Legong Lasem or Kraton Dance, this is classical dance, which is usually staged in the palace courtyard to entertain the king. Three girl dancers in colorful costumes perform it. Classical Legong enacts several traditional stories. The most common is the tale of the King of Lasem from the Malat, a collection of heroic romances. He is at war with another king, the father (or brother) of Princess Ranjasari. Lasem wants to marry the girl, but she detests him and tries to run away. Becoming lost in the forest, she is captured by Lasem, who imprisons her and goes out for a final assault against her family. He is attacked by a monstrous raven, which foretells his death.

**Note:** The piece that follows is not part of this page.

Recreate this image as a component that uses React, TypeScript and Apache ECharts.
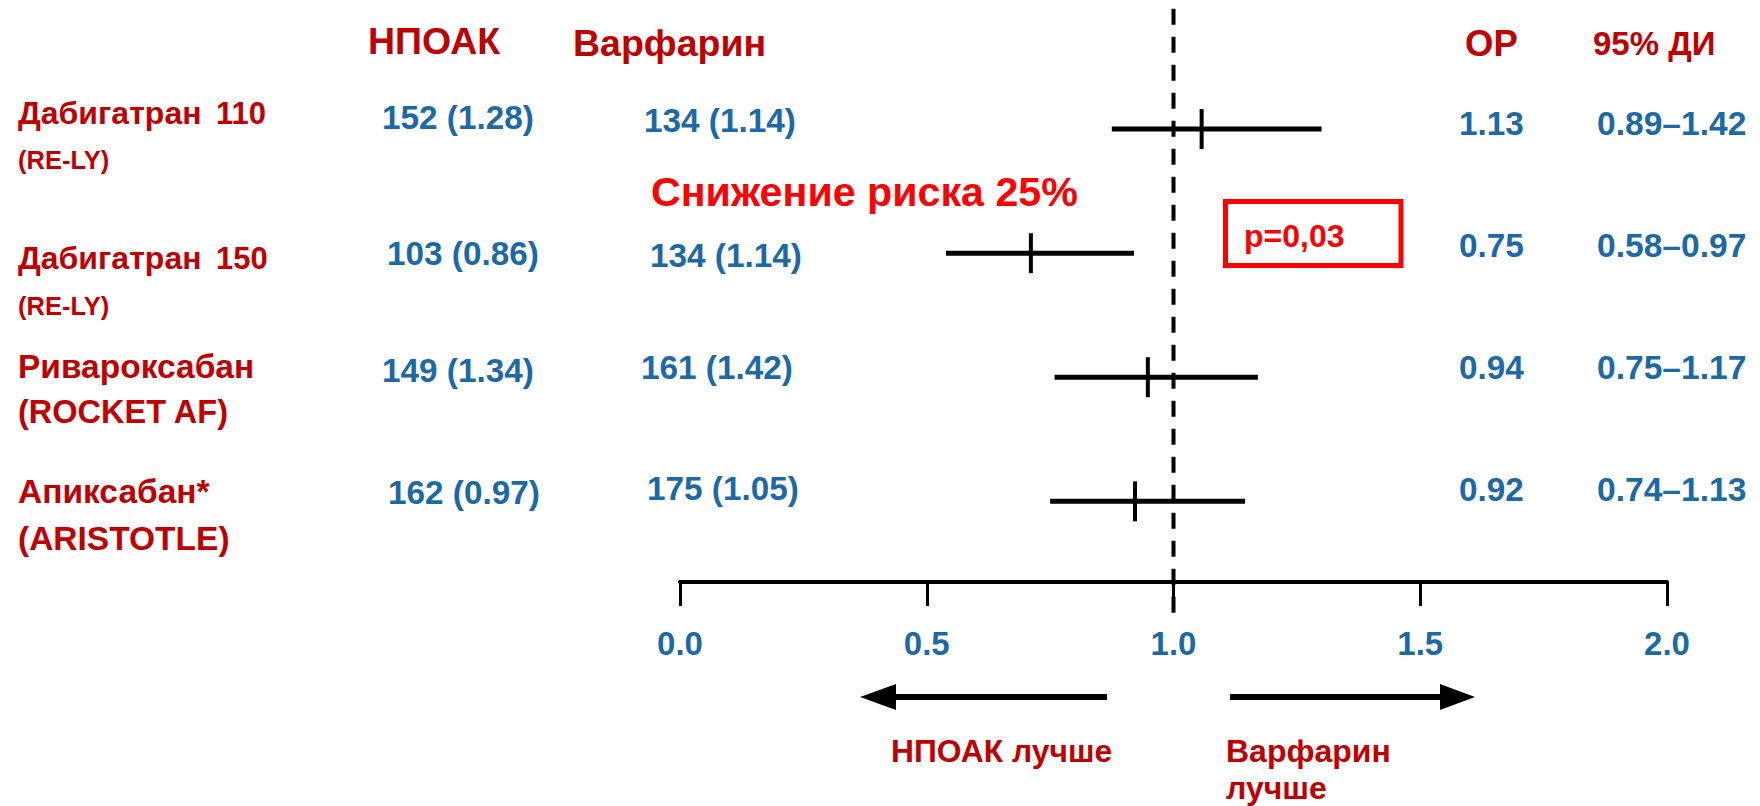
import React, { useEffect, useRef } from "react";
import * as echarts from "echarts";

// ---- data ----
const drugNames = ["Дабигатран", "Дабигатран", "Ривароксабан", "Апиксабан*"];
const doses = ["110", "150", "", ""];
const trials = ["(RE-LY)", "(RE-LY)", "(ROCKET AF)", "(ARISTOTLE)"];
const noacEvents = ["152 (1.28)", "103 (0.86)", "149 (1.34)", "162 (0.97)"];
const warfarinEvents = ["134 (1.14)", "134 (1.14)", "161 (1.42)", "175 (1.05)"];
const orLabels = ["1.13", "0.75", "0.94", "0.92"];
const ciLabels = ["0.89–1.42", "0.58–0.97", "0.75–1.17", "0.74–1.13"];
// plotted positions as drawn in the picture
const pointEst = [1.057, 0.711, 0.948, 0.922];
const ciLow = [0.875, 0.539, 0.759, 0.75];
const ciHigh = [1.3, 0.92, 1.171, 1.145];
const rowIndex = [4, 3, 2, 1];
const xTicks = [0, 0.5, 1.0, 1.5, 2.0];
const refValue = 1.0;

const FONT = "'Liberation Sans', Arial, sans-serif";
const DARKRED = "#c00000";
const RED = "#ff0000";
const BLUE = "#1c69a6";

export default function App() {
  const ref = useRef<HTMLDivElement>(null);
  useEffect(() => {
    if (!ref.current) return;
    const chart = echarts.init(ref.current, undefined, { renderer: "svg" });

    const txt = (text: string, x: number, y: number, size: number, color: string, align = "left") => ({
      type: "text",
      x,
      y,
      style: {
        text,
        fill: color,
        font: `bold ${size}px ${FONT}`,
        textAlign: align,
        textVerticalAlign: "middle",
      },
    });

    const rowLabelY = [113, 258, 366, 491];
    const trialY = [160, 306, 412, 538];
    const trialSize = [25.5, 25.5, 32.5, 33.5];
    const nameSize = [32, 32, 33.5, 33.5];
    const noacX = [382, 387, 382, 388];
    const noacY = [117, 253, 370, 492];
    const warfX = [644, 650, 641, 647];
    const warfY = [120, 255, 367, 488];
    const statY = [123, 245, 367, 489];

    const graphics: any[] = [
      txt("НПОАК", 368, 41, 37.5, DARKRED),
      txt("Варфарин", 573, 43, 37.5, DARKRED),
      txt("ОР", 1465, 43, 36.5, DARKRED),
      txt("95% ДИ", 1593, 43, 33, DARKRED),
      txt("Снижение риска 25%", 651, 192, 41.2, RED),
      txt("p=0,03", 1244, 236, 32, RED),
      {
        type: "rect",
        shape: { x: 1225.5, y: 201.5, width: 175.5, height: 64 },
        style: { fill: "none", stroke: RED, lineWidth: 5 },
      },
      // arrows
      { type: "line", shape: { x1: 1107, y1: 697, x2: 893, y2: 697 }, style: { stroke: "#000", lineWidth: 6 } },
      { type: "polygon", shape: { points: [[860, 697], [896, 684], [896, 710]] }, style: { fill: "#000" } },
      { type: "line", shape: { x1: 1230, y1: 697, x2: 1443, y2: 697 }, style: { stroke: "#000", lineWidth: 6 } },
      { type: "polygon", shape: { points: [[1475, 697], [1440, 684], [1440, 710]] }, style: { fill: "#000" } },
      txt("НПОАК лучше", 891, 751, 31.8, DARKRED),
      txt("Варфарин", 1226, 751, 32, DARKRED),
      txt("лучше", 1226, 788, 32, DARKRED),
    ];
    drugNames.forEach((n, i) => {
      graphics.push(txt(n, 18, rowLabelY[i], nameSize[i], DARKRED));
      if (doses[i]) graphics.push(txt(doses[i], 216, rowLabelY[i], 31, DARKRED));
      graphics.push(txt(trials[i], 18, trialY[i], trialSize[i], DARKRED));
      graphics.push(txt(noacEvents[i], noacX[i], noacY[i], 33.3, BLUE));
      graphics.push(txt(warfarinEvents[i], warfX[i], warfY[i], 33.3, BLUE));
      graphics.push(txt(orLabels[i], 1459, statY[i], 33.3, BLUE));
      graphics.push(txt(ciLabels[i], 1597, statY[i], 33.6, BLUE));
    });

    const ciData = rowIndex.map((r, i) => [ciLow[i], ciHigh[i], pointEst[i], r]);

    chart.setOption({
      animation: false,
      backgroundColor: "#fff",
      grid: { left: 680, right: 93, top: 5, bottom: 224 },
      xAxis: {
        type: "value",
        min: xTicks[0],
        max: xTicks[xTicks.length - 1],
        interval: 0.5,
        axisLine: { show: true, onZero: false, lineStyle: { color: "#000", width: 4 } },
        axisTick: { show: true, length: 24, lineStyle: { color: "#000", width: 3 } },
        axisLabel: {
          formatter: (v: number) => v.toFixed(1),
          color: BLUE,
          fontSize: 33,
          fontWeight: "bold",
          fontFamily: FONT,
          margin: 45,
        },
        splitLine: { show: false },
      },
      yAxis: {
        type: "value",
        min: 0.35,
        max: 5,
        show: false,
        splitLine: { show: false },
      },
      series: [
        {
          type: "line",
          data: [[refValue, 4.97], [refValue, 0.1]],
          clip: false,
          symbol: "none",
          lineStyle: { color: "#000", width: 4, type: [16, 12] },
          z: 1,
        },
        {
          type: "custom",
          data: ciData,
          encode: { x: [0, 1, 2], y: 3 },
          clip: false,
          z: 3,
          renderItem: (params: any, api: any) => {
            const row = api.value(3);
            const pLo = api.coord([api.value(0), row]);
            const pHi = api.coord([api.value(1), row]);
            const pPt = api.coord([api.value(2), row]);
            return {
              type: "group",
              children: [
                {
                  type: "line",
                  shape: { x1: pLo[0], y1: pLo[1], x2: pHi[0], y2: pHi[1] },
                  style: { stroke: "#000", lineWidth: 5 },
                },
                {
                  type: "line",
                  shape: { x1: pPt[0], y1: pPt[1] - 20, x2: pPt[0], y2: pPt[1] + 20 },
                  style: { stroke: "#000", lineWidth: 4 },
                },
              ],
            };
          },
        },
      ],
      graphic: graphics,
    });
    return () => chart.dispose();
  }, []);
  return (
    <div
      ref={ref}
      style={{ position: "fixed", left: 0, top: 0, width: 1760, height: 806, background: "#fff" }}
    />
  );
}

The dramatics are enacted in elaborate and stylized pantomime. A third dancer called a tjondong or attendant accompanies the two little actresses. She sets the scene, presents the dancers with their fans and later plays the part of the raven.
Legong is a classical Balinese dance group that has so many and very complex motion tied with percussion accompaniment structures said to be the influence of gambuh. The word comes from the word Legong itself, consisting of “Leg” which means a elastic or flexible dance, and “Gong” which means or refers to the gamelan. Legong thus implies a bound dance (especially its accentuation) by the accompanying gamelan. The gamelan that is used to accompany the dance is called the Gamelan Semar Legong Pagulingan.
Legong probably originated in the 19th century as royal entertainment. Legend has it that a prince of Sukawati fell ill and had a vivid dream in which two maidens danced to gamelan music. When he recovered, he arranged for such dances to be performed in reality.